WHAT IS NEEDED:
Exactly repeat the material, dropping only the pictures.

RECORDED DATA:
--- begin ---

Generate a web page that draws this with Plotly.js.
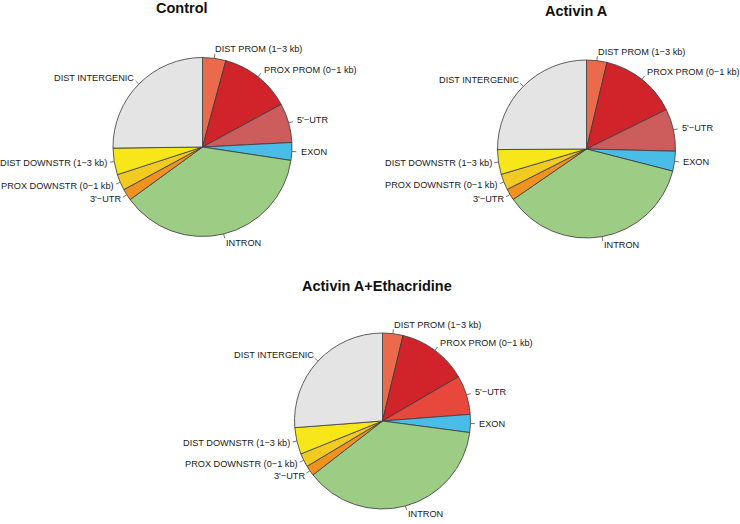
<!DOCTYPE html>
<html>
<head>
<meta charset="utf-8">
<script src="https://cdn.plot.ly/plotly-3.0.1.min.js"></script>
<style>html,body{margin:0;padding:0;background:#fff;}#chart{width:740px;height:524px;}</style>
</head>
<body>
<div id="chart"></div>
<script>
// ---- data ----
var categories = ["DIST PROM (1\u22123 kb)", "PROX PROM (0\u22121 kb)", "5'\u2212UTR", "EXON", "INTRON",
                  "3'\u2212UTR", "PROX DOWNSTR (0\u22121 kb)", "DIST DOWNSTR (1\u22123 kb)", "DIST INTERGENIC"];
var controlValues     = [4.2, 12.9, 7.1, 3.2, 37.6, 2.1, 2.9, 4.8, 25.2];
var activinValues     = [3.7, 14.0, 7.7, 3.6, 36.4, 2.1, 2.9, 4.5, 25.1];
var ethacridineValues = [3.75, 12.85, 7.2, 3.3, 37.4, 1.9, 2.5, 4.9, 26.2];
var panelTitles = ["Control", "Activin A", "Activin A+Ethacridine"];

// ---- styles / layout ----
var W = 740, H = 524;
var baseColors = ["#EB6A4B", "#D0232A", "#CD5C5C", "#49BCE8", "#9DCD84", "#F0921F", "#F2CB22", "#F6E61A", "#E4E4E4"];
var ethColors  = ["#EB6A4B", "#D0232A", "#E8483C", "#49BCE8", "#9DCD84", "#F0921F", "#F2CB22", "#F6E61A", "#E4E4E4"];
var panels = [
  {values: controlValues, colors: baseColors, cx: 202.5, cy: 147, r: 89.5, tx: 182, ty: 8},
  {values: activinValues, colors: baseColors, cx: 586.5, cy: 149, r: 89, tx: 576, ty: 11},
  {values: ethacridineValues, colors: ethColors, cx: 382.5, cy: 421, r: 88, tx: 377, ty: 286}
];

function px(x) { return x / W; }
function py(y) { return 1 - y / H; }

var traces = [], annotations = [], shapes = [];
var labelFont = {family: "Liberation Sans, Arial, sans-serif", size: 9.2, color: "#1a1a1a"};

panels.forEach(function (p, k) {
  traces.push({
    type: "pie",
    labels: categories,
    values: p.values,
    sort: false,
    direction: "clockwise",
    rotation: 0,
    textinfo: "none",
    hoverinfo: "label+percent",
    marker: {colors: p.colors, line: {color: "#3a3a3a", width: 0.8}},
    domain: {x: [px(p.cx - p.r), px(p.cx + p.r)], y: [py(p.cy + p.r), py(p.cy - p.r)]},
    showlegend: false
  });
  var total = p.values.reduce(function (a, b) { return a + b; }, 0);
  var cum = 0;
  p.values.forEach(function (v, i) {
    var mid = 2 * Math.PI * (cum + v / 2) / total;
    cum += v;
    var s = Math.sin(mid), c = -Math.cos(mid);
    shapes.push({
      type: "line", xref: "paper", yref: "paper",
      x0: px(p.cx + p.r * s), y0: py(p.cy + p.r * c),
      x1: px(p.cx + 1.05 * p.r * s), y1: py(p.cy + 1.05 * p.r * c),
      line: {color: "#555", width: 0.8}
    });
    annotations.push({
      xref: "paper", yref: "paper",
      x: px(p.cx + 1.1 * p.r * s), y: py(p.cy + 1.1 * p.r * c),
      xanchor: s < 0 ? "right" : "left", yanchor: "middle",
      xshift: s < 0 ? 2 : 0,
      text: categories[i], showarrow: false, font: labelFont,
      borderpad: 0, borderwidth: 0
    });
  });
  annotations.push({
    xref: "paper", yref: "paper", x: px(p.tx), y: py(p.ty),
    xanchor: "center", yanchor: "middle", showarrow: false,
    text: "<b>" + panelTitles[k] + "</b>",
    font: {family: "Liberation Sans, Arial, sans-serif", size: 14.5, color: "#111"}
  });
});

var layout = {
  width: W, height: H,
  margin: {l: 0, r: 0, t: 0, b: 0},
  paper_bgcolor: "#fff", plot_bgcolor: "#fff",
  showlegend: false,
  annotations: annotations,
  shapes: shapes
};
Plotly.newPlot("chart", traces, layout, {displayModeBar: false, staticPlot: true});
</script>
</body>
</html>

--- end ---

WRITTEN RESPONSE:
Generate a web page that draws this with Plotly.js.
<!DOCTYPE html>
<html>
<head>
<meta charset="utf-8">
<script src="https://cdn.plot.ly/plotly-3.0.1.min.js"></script>
<style>html,body{margin:0;padding:0;background:#fff;}#chart{width:740px;height:524px;}</style>
</head>
<body>
<div id="chart"></div>
<script>
// ---- data ----
var categories = ["DIST PROM (1\u22123 kb)", "PROX PROM (0\u22121 kb)", "5'\u2212UTR", "EXON", "INTRON",
                  "3'\u2212UTR", "PROX DOWNSTR (0\u22121 kb)", "DIST DOWNSTR (1\u22123 kb)", "DIST INTERGENIC"];
var controlValues     = [4.2, 12.9, 7.1, 3.2, 37.6, 2.1, 2.9, 4.8, 25.2];
var activinValues     = [3.7, 14.0, 7.7, 3.6, 36.4, 2.1, 2.9, 4.5, 25.1];
var ethacridineValues = [3.75, 12.85, 7.2, 3.3, 37.4, 1.9, 2.5, 4.9, 26.2];
var panelTitles = ["Control", "Activin A", "Activin A+Ethacridine"];

// ---- styles / layout ----
var W = 740, H = 524;
var baseColors = ["#EB6A4B", "#D0232A", "#CD5C5C", "#49BCE8", "#9DCD84", "#F0921F", "#F2CB22", "#F6E61A", "#E4E4E4"];
var ethColors  = ["#EB6A4B", "#D0232A", "#E8483C", "#49BCE8", "#9DCD84", "#F0921F", "#F2CB22", "#F6E61A", "#E4E4E4"];
var panels = [
  {values: controlValues, colors: baseColors, cx: 202.5, cy: 147, r: 89.5, tx: 182, ty: 8},
  {values: activinValues, colors: baseColors, cx: 586.5, cy: 149, r: 89, tx: 576, ty: 11},
  {values: ethacridineValues, colors: ethColors, cx: 382.5, cy: 421, r: 88, tx: 377, ty: 286}
];

function px(x) { return x / W; }
function py(y) { return 1 - y / H; }

var traces = [], annotations = [], shapes = [];
var labelFont = {family: "Liberation Sans, Arial, sans-serif", size: 9.2, color: "#1a1a1a"};

panels.forEach(function (p, k) {
  traces.push({
    type: "pie",
    labels: categories,
    values: p.values,
    sort: false,
    direction: "clockwise",
    rotation: 0,
    textinfo: "none",
    hoverinfo: "label+percent",
    marker: {colors: p.colors, line: {color: "#3a3a3a", width: 0.8}},
    domain: {x: [px(p.cx - p.r), px(p.cx + p.r)], y: [py(p.cy + p.r), py(p.cy - p.r)]},
    showlegend: false
  });
  var total = p.values.reduce(function (a, b) { return a + b; }, 0);
  var cum = 0;
  p.values.forEach(function (v, i) {
    var mid = 2 * Math.PI * (cum + v / 2) / total;
    cum += v;
    var s = Math.sin(mid), c = -Math.cos(mid);
    shapes.push({
      type: "line", xref: "paper", yref: "paper",
      x0: px(p.cx + p.r * s), y0: py(p.cy + p.r * c),
      x1: px(p.cx + 1.05 * p.r * s), y1: py(p.cy + 1.05 * p.r * c),
      line: {color: "#555", width: 0.8}
    });
    annotations.push({
      xref: "paper", yref: "paper",
      x: px(p.cx + 1.1 * p.r * s), y: py(p.cy + 1.1 * p.r * c),
      xanchor: s < 0 ? "right" : "left", yanchor: "middle",
      xshift: s < 0 ? 2 : 0,
      text: categories[i], showarrow: false, font: labelFont,
      borderpad: 0, borderwidth: 0
    });
  });
  annotations.push({
    xref: "paper", yref: "paper", x: px(p.tx), y: py(p.ty),
    xanchor: "center", yanchor: "middle", showarrow: false,
    text: "<b>" + panelTitles[k] + "</b>",
    font: {family: "Liberation Sans, Arial, sans-serif", size: 14.5, color: "#111"}
  });
});

var layout = {
  width: W, height: H,
  margin: {l: 0, r: 0, t: 0, b: 0},
  paper_bgcolor: "#fff", plot_bgcolor: "#fff",
  showlegend: false,
  annotations: annotations,
  shapes: shapes
};
Plotly.newPlot("chart", traces, layout, {displayModeBar: false, staticPlot: true});
</script>
</body>
</html>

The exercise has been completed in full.